– Press release from Great Basin Unified Air Pollution Control District

Tuesday, the Mono County Superior Court released its decision for the Great Basin Unified Air Pollution Control District (Great Basin) to uphold its conditional approval for a new geothermal project by Ormat located in the Casa Diablo area of the Inyo National Forest.


In his decision signed on June 26, Superior Court Judge Stan Eller rejected the arguments of the Mammoth Community Water District (MCWD) and two union groups who alleged that the project approvals did not comply with the California Environmental Quality Act.

The Great Basin’s approvals were part of a joint federal and state agency review of the project with the U.S. Bureau of Land Management and U.S. Forest Service. The project will support California’s Renewable Portfolio Standard, which requires the increased use of renewable-energy resources.

The project will also support California’s Global Warming Solutions Act of 2006 which directs that the use of renewable energy be increased to 33 percent by 2020. The project is anticipated to produce enough clean energy for approximately 33,000 people and six new permanent jobs for the community.

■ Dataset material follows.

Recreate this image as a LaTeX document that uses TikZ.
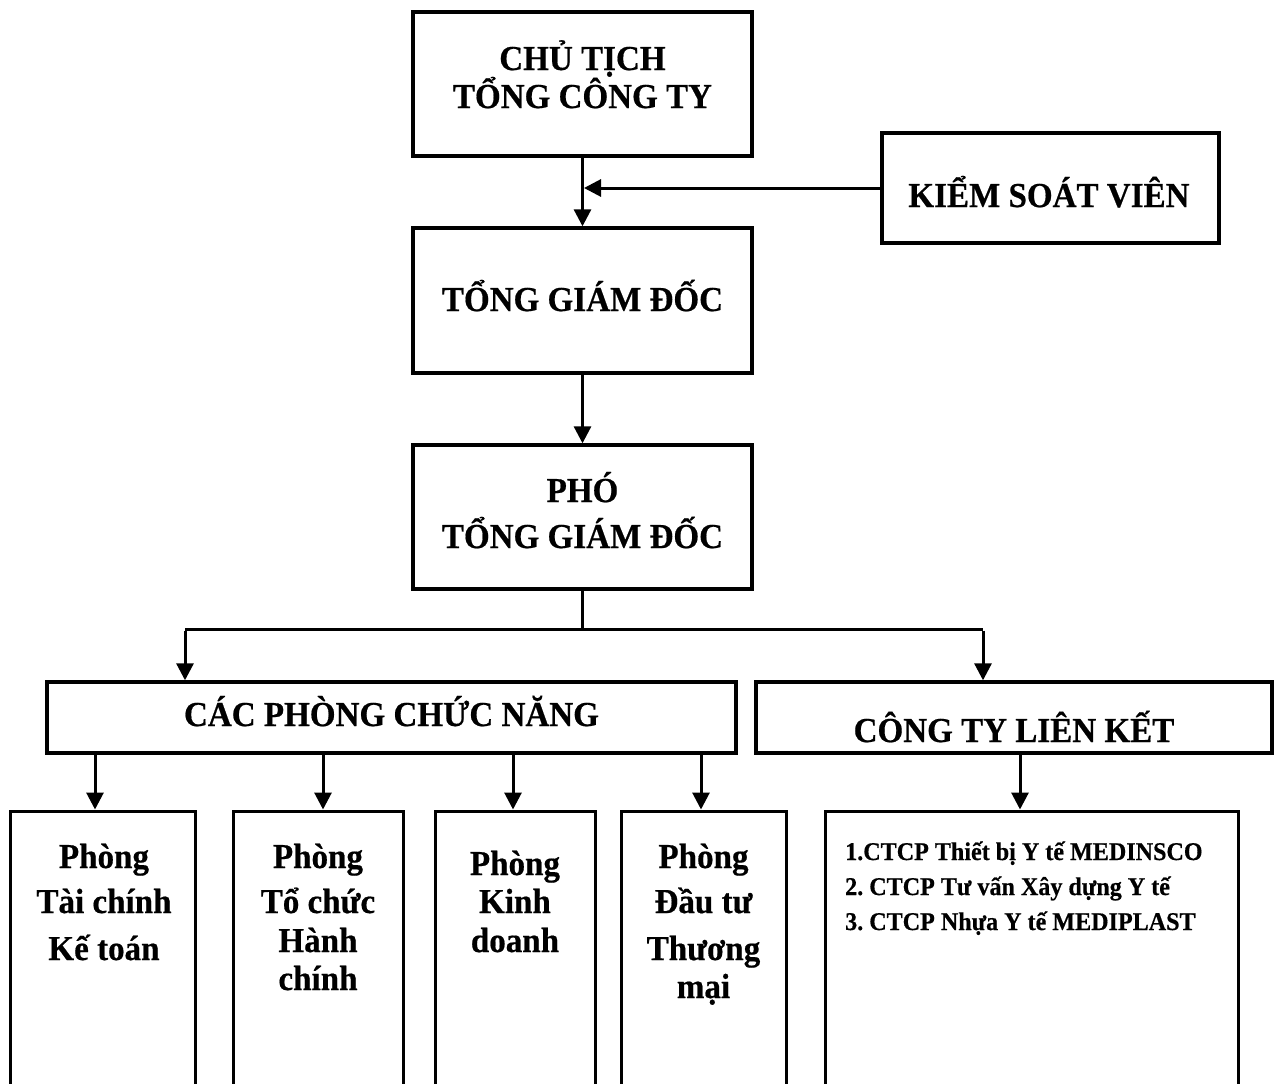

The geothermal reservoirs and the drinking water aquifers located approximately two miles away and separated by a layer of impermeable rock. The Court held that the extensive record of evidence, including expert opinions and scientific studies, established “substantial evidence that there is no connectivity between the deep geothermal reservoir and MCWD’s groundwater aquifer.”

As part of the Great Basin’s approvals, a groundwater monitoring plan must be approved by the federal and state agencies and implemented by Ormat before drilling any new geothermal wells. Ormat has obtained assistance from the California Energy Commission for two new monitoring wells and agreed to the location of those wells with the Water District to ensure that geothermal operations do not affect Mammoth Lakes’ domestic water supply.

“The Great Basin has been committed from the beginning to protecting the drinking water and the environment,” said Phill Kiddoo, the Great Basin’s Air Pollution Control Officer. “This has always been its priority and of upmost importance. We appreciate the Court’s extensive review of the volumes of evidence, scientific studies, and independent expert opinions. The Court correctly found that substantial evidence supported the Great Basin’s decision to approve the project if proper monitoring and other precautions to protect groundwater are approved and implemented.”

A complete copy of the Court’s decision in the Mammoth Community Water District case and the Court’s decision for the two companion cases involving the unions is available upon request.